> Data lines
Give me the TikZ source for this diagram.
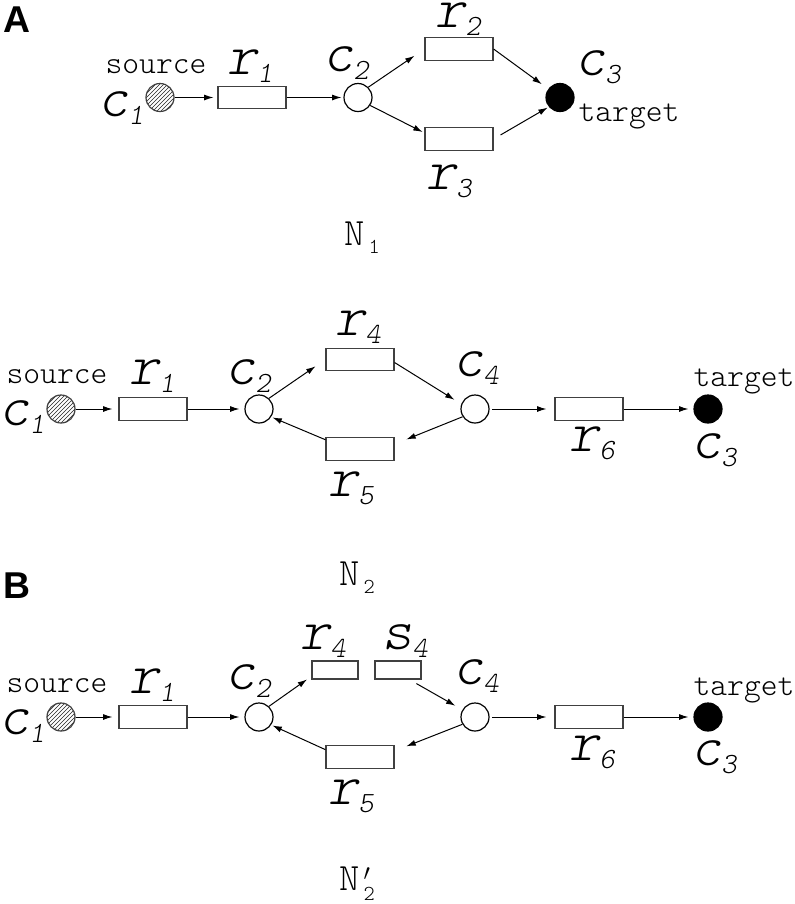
\documentclass[tikz,border=0pt]{standalone}
\usepackage{fontspec}
\newfontfamily\hvfont{Liberation Sans}
\newfontfamily\cour{lmmonolt10}[Extension=.otf,UprightFont=*-regular,ItalicFont=*-oblique,BoldFont=*-bold]
\usetikzlibrary{arrows.meta,patterns}
\newcommand\lb[2]{{\fontsize{43}{43}\selectfont #1}\raisebox{-6pt}{\fontsize{22}{22}\selectfont #2}}
\newcommand\nlab[1]{{\fontsize{29}{29}\selectfont N}\hspace{3pt}\raisebox{-6pt}{\fontsize{16}{16}\selectfont #1}}
\newcommand\nplab[1]{{\fontsize{29}{29}\selectfont N}\hspace{3pt}\rlap{\raisebox{6.8pt}{\fontsize{19}{19}\selectfont$\prime$}}\raisebox{-8pt}{\fontsize{16}{16}\selectfont #1}}
\begin{document}
\begin{tikzpicture}[x=0.75pt,y=-0.75pt,
  place/.style={circle,draw=black,line width=0.9pt,minimum size=21pt,inner sep=0pt,fill=white},
  src/.style={circle,draw=black!75,line width=0.9pt,minimum size=21pt,inner sep=0pt,pattern=north east lines,pattern color=black!85},
  tgt/.style={place,fill=black},
  trans/.style={rectangle,draw=black!75,line width=0.9pt,minimum width=51pt,minimum height=17pt,inner sep=0pt},
  smalltrans/.style={trans,minimum width=34.5pt,minimum height=13.5pt},
  lab/.style={inner sep=0pt,font=\cour\itshape},
  txt/.style={inner sep=0pt,font=\cour\fontsize{24}{24}\selectfont},
  nname/.style={inner sep=0pt,anchor=base west,font=\cour},
  panel/.style={inner sep=0pt,font=\hvfont\bfseries\fontsize{28}{28}\selectfont},
  arr/.style={-{Latex[length=7pt,width=4.5pt]},line width=0.75pt}
]
\useasboundingbox (0,0) rectangle (794,904);

% ---------------- Panel A ----------------
\node[panel] (A) at (17,20) {A};
\node[src] (a1) at (160,97.5) {};
\node[trans] (ar1) at (252,97.5) {};
\node[place] (ac2) at (358,97.5) {};
\node[trans] (ar2) at (459,49) {};
\node[trans] (ar3) at (459,139) {};
\node[tgt] (ac3) at (560,97.5) {};
\node[txt] (asrc) at (156,67) {source};
\node[lab] (alc1) at (121,108) {\lb c1};
\node[lab] (alr1) at (250,66) {\lb r1};
\node[lab] (alc2) at (346,63) {\lb c2};
\node[lab] (alr2) at (458,19) {\lb r2};
\node[lab] (alc3) at (598,67) {\lb c3};
\node[txt] (atgt) at (629,116) {target};
\node[lab] (alr3) at (449,181) {\lb r3};
\node[nname] (N1) at (344,245) {\nlab 1};

\draw[arr,shorten >=3pt] (a1) -- (ar1);
\draw[arr,shorten >=1.5pt] (ar1) -- (ac2);
\draw[arr,shorten >=9pt] (ac2.45) -- (ar2.west);
\draw[arr,shorten >=6pt] (ar2.east) -- (ac3);
\draw[arr,shorten >=1.5pt] (ac2.-33) -- (ar3.170);
\draw[arr,shorten <=6pt,shorten >=1pt] (ar3.east) -- (ac3.220);

% ---------------- Panel N2 ----------------
\node[src] (b1) at (61,409) {};
\node[trans] (br1) at (153,409) {};
\node[place] (bc2) at (259,409) {};
\node[trans] (br4) at (360,359.5) {};
\node[trans] (br5) at (360,449) {};
\node[place] (bc4) at (475,409) {};
\node[trans] (br6) at (589,409) {};
\node[tgt] (bc3) at (708,409) {};
\node[txt] (bsrc) at (57,377) {source};
\node[lab] (blc1) at (22,417) {\lb c1};
\node[lab] (blr1) at (152,376) {\lb r1};
\node[lab] (blc2) at (248,376) {\lb c2};
\node[lab] (blr4) at (358,327) {\lb r4};
\node[lab] (blc4) at (476,368) {\lb c4};
\node[lab] (blr5) at (351,488) {\lb r5};
\node[lab] (blr6) at (592,443) {\lb r6};
\node[txt] (btgt) at (744,381) {target};
\node[lab] (blc3) at (714,450) {\lb c3};
\node[nname] (N2) at (339,585) {\nlab 2};

\draw[arr,shorten >=4.5pt] (b1) -- (br1);
\draw[arr,shorten >=3.75pt] (br1) -- (bc2);
\draw[arr,shorten >=9pt] (bc2.47) -- (br4.west);
\draw[arr,shorten >=6pt] (br4.-5) -- (bc4.160);
\draw[arr,shorten >=9.5pt] (bc4.212) -- (br5.8);
\draw[arr,shorten >=1pt] (br5.165) -- (bc2.-33);
\draw[arr,shorten <=2pt,shorten >=6pt] (bc4) -- (br6);
\draw[arr,shorten >=3.75pt] (br6) -- (bc3);

% ---------------- Panel B (N2') ----------------
\node[panel] (B) at (17,586) {B};
\node[src] (c1n) at (61,717) {};
\node[trans] (cr1) at (153,717) {};
\node[place] (cc2) at (259,717) {};
\node[smalltrans] (cr4) at (335,670) {};
\node[smalltrans] (cs4) at (398,670) {};
\node[trans] (cr5) at (360,757) {};
\node[place] (cc4) at (475,717) {};
\node[trans] (cr6) at (589,717) {};
\node[tgt] (cc3) at (708,717) {};
\node[txt] (csrc) at (57,686) {source};
\node[lab] (clc1) at (22,726) {\lb c1};
\node[lab] (clr1) at (152,685) {\lb r1};
\node[lab] (clc2) at (248,681) {\lb c2};
\node[lab] (clr4) at (323,641) {\lb r4};
\node[lab] (cls4) at (405,641) {\lb s4};
\node[lab] (clc4) at (476,676) {\lb c4};
\node[lab] (clr5) at (351,796) {\lb r5};
\node[lab] (clr6) at (592,752) {\lb r6};
\node[txt] (ctgt) at (744,690) {target};
\node[lab] (clc3) at (714,757) {\lb c3};
\node[nname] (N2p) at (339,890) {\nplab 2};

\draw[arr,shorten >=4.5pt] (c1n) -- (cr1);
\draw[arr,shorten >=3.75pt] (cr1) -- (cc2);
\draw[arr,shorten >=4pt] (cc2.47) -- (cr4.195);
\draw[arr,shorten <=6pt,shorten >=6pt] (cs4.-40) -- (cc4.150);
\draw[arr,shorten >=9.5pt] (cc4.210) -- (cr5.10);
\draw[arr,shorten >=1pt] (cr5.168) -- (cc2.-33);
\draw[arr,shorten <=2pt,shorten >=6pt] (cc4) -- (cr6);
\draw[arr,shorten >=3.75pt] (cr6) -- (cc3);
\end{tikzpicture}
\end{document}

> What is being asked
Set down the complete material exactly, but do not include the images.

> The completed task
Give me the TikZ source for this diagram.
\documentclass[tikz,border=0pt]{standalone}
\usepackage{fontspec}
\newfontfamily\hvfont{Liberation Sans}
\newfontfamily\cour{lmmonolt10}[Extension=.otf,UprightFont=*-regular,ItalicFont=*-oblique,BoldFont=*-bold]
\usetikzlibrary{arrows.meta,patterns}
\newcommand\lb[2]{{\fontsize{43}{43}\selectfont #1}\raisebox{-6pt}{\fontsize{22}{22}\selectfont #2}}
\newcommand\nlab[1]{{\fontsize{29}{29}\selectfont N}\hspace{3pt}\raisebox{-6pt}{\fontsize{16}{16}\selectfont #1}}
\newcommand\nplab[1]{{\fontsize{29}{29}\selectfont N}\hspace{3pt}\rlap{\raisebox{6.8pt}{\fontsize{19}{19}\selectfont$\prime$}}\raisebox{-8pt}{\fontsize{16}{16}\selectfont #1}}
\begin{document}
\begin{tikzpicture}[x=0.75pt,y=-0.75pt,
  place/.style={circle,draw=black,line width=0.9pt,minimum size=21pt,inner sep=0pt,fill=white},
  src/.style={circle,draw=black!75,line width=0.9pt,minimum size=21pt,inner sep=0pt,pattern=north east lines,pattern color=black!85},
  tgt/.style={place,fill=black},
  trans/.style={rectangle,draw=black!75,line width=0.9pt,minimum width=51pt,minimum height=17pt,inner sep=0pt},
  smalltrans/.style={trans,minimum width=34.5pt,minimum height=13.5pt},
  lab/.style={inner sep=0pt,font=\cour\itshape},
  txt/.style={inner sep=0pt,font=\cour\fontsize{24}{24}\selectfont},
  nname/.style={inner sep=0pt,anchor=base west,font=\cour},
  panel/.style={inner sep=0pt,font=\hvfont\bfseries\fontsize{28}{28}\selectfont},
  arr/.style={-{Latex[length=7pt,width=4.5pt]},line width=0.75pt}
]
\useasboundingbox (0,0) rectangle (794,904);

% ---------------- Panel A ----------------
\node[panel] (A) at (17,20) {A};
\node[src] (a1) at (160,97.5) {};
\node[trans] (ar1) at (252,97.5) {};
\node[place] (ac2) at (358,97.5) {};
\node[trans] (ar2) at (459,49) {};
\node[trans] (ar3) at (459,139) {};
\node[tgt] (ac3) at (560,97.5) {};
\node[txt] (asrc) at (156,67) {source};
\node[lab] (alc1) at (121,108) {\lb c1};
\node[lab] (alr1) at (250,66) {\lb r1};
\node[lab] (alc2) at (346,63) {\lb c2};
\node[lab] (alr2) at (458,19) {\lb r2};
\node[lab] (alc3) at (598,67) {\lb c3};
\node[txt] (atgt) at (629,116) {target};
\node[lab] (alr3) at (449,181) {\lb r3};
\node[nname] (N1) at (344,245) {\nlab 1};

\draw[arr,shorten >=3pt] (a1) -- (ar1);
\draw[arr,shorten >=1.5pt] (ar1) -- (ac2);
\draw[arr,shorten >=9pt] (ac2.45) -- (ar2.west);
\draw[arr,shorten >=6pt] (ar2.east) -- (ac3);
\draw[arr,shorten >=1.5pt] (ac2.-33) -- (ar3.170);
\draw[arr,shorten <=6pt,shorten >=1pt] (ar3.east) -- (ac3.220);

% ---------------- Panel N2 ----------------
\node[src] (b1) at (61,409) {};
\node[trans] (br1) at (153,409) {};
\node[place] (bc2) at (259,409) {};
\node[trans] (br4) at (360,359.5) {};
\node[trans] (br5) at (360,449) {};
\node[place] (bc4) at (475,409) {};
\node[trans] (br6) at (589,409) {};
\node[tgt] (bc3) at (708,409) {};
\node[txt] (bsrc) at (57,377) {source};
\node[lab] (blc1) at (22,417) {\lb c1};
\node[lab] (blr1) at (152,376) {\lb r1};
\node[lab] (blc2) at (248,376) {\lb c2};
\node[lab] (blr4) at (358,327) {\lb r4};
\node[lab] (blc4) at (476,368) {\lb c4};
\node[lab] (blr5) at (351,488) {\lb r5};
\node[lab] (blr6) at (592,443) {\lb r6};
\node[txt] (btgt) at (744,381) {target};
\node[lab] (blc3) at (714,450) {\lb c3};
\node[nname] (N2) at (339,585) {\nlab 2};

\draw[arr,shorten >=4.5pt] (b1) -- (br1);
\draw[arr,shorten >=3.75pt] (br1) -- (bc2);
\draw[arr,shorten >=9pt] (bc2.47) -- (br4.west);
\draw[arr,shorten >=6pt] (br4.-5) -- (bc4.160);
\draw[arr,shorten >=9.5pt] (bc4.212) -- (br5.8);
\draw[arr,shorten >=1pt] (br5.165) -- (bc2.-33);
\draw[arr,shorten <=2pt,shorten >=6pt] (bc4) -- (br6);
\draw[arr,shorten >=3.75pt] (br6) -- (bc3);

% ---------------- Panel B (N2') ----------------
\node[panel] (B) at (17,586) {B};
\node[src] (c1n) at (61,717) {};
\node[trans] (cr1) at (153,717) {};
\node[place] (cc2) at (259,717) {};
\node[smalltrans] (cr4) at (335,670) {};
\node[smalltrans] (cs4) at (398,670) {};
\node[trans] (cr5) at (360,757) {};
\node[place] (cc4) at (475,717) {};
\node[trans] (cr6) at (589,717) {};
\node[tgt] (cc3) at (708,717) {};
\node[txt] (csrc) at (57,686) {source};
\node[lab] (clc1) at (22,726) {\lb c1};
\node[lab] (clr1) at (152,685) {\lb r1};
\node[lab] (clc2) at (248,681) {\lb c2};
\node[lab] (clr4) at (323,641) {\lb r4};
\node[lab] (cls4) at (405,641) {\lb s4};
\node[lab] (clc4) at (476,676) {\lb c4};
\node[lab] (clr5) at (351,796) {\lb r5};
\node[lab] (clr6) at (592,752) {\lb r6};
\node[txt] (ctgt) at (744,690) {target};
\node[lab] (clc3) at (714,757) {\lb c3};
\node[nname] (N2p) at (339,890) {\nplab 2};

\draw[arr,shorten >=4.5pt] (c1n) -- (cr1);
\draw[arr,shorten >=3.75pt] (cr1) -- (cc2);
\draw[arr,shorten >=4pt] (cc2.47) -- (cr4.195);
\draw[arr,shorten <=6pt,shorten >=6pt] (cs4.-40) -- (cc4.150);
\draw[arr,shorten >=9.5pt] (cc4.210) -- (cr5.10);
\draw[arr,shorten >=1pt] (cr5.168) -- (cc2.-33);
\draw[arr,shorten <=2pt,shorten >=6pt] (cc4) -- (cr6);
\draw[arr,shorten >=3.75pt] (cr6) -- (cc3);
\end{tikzpicture}
\end{document}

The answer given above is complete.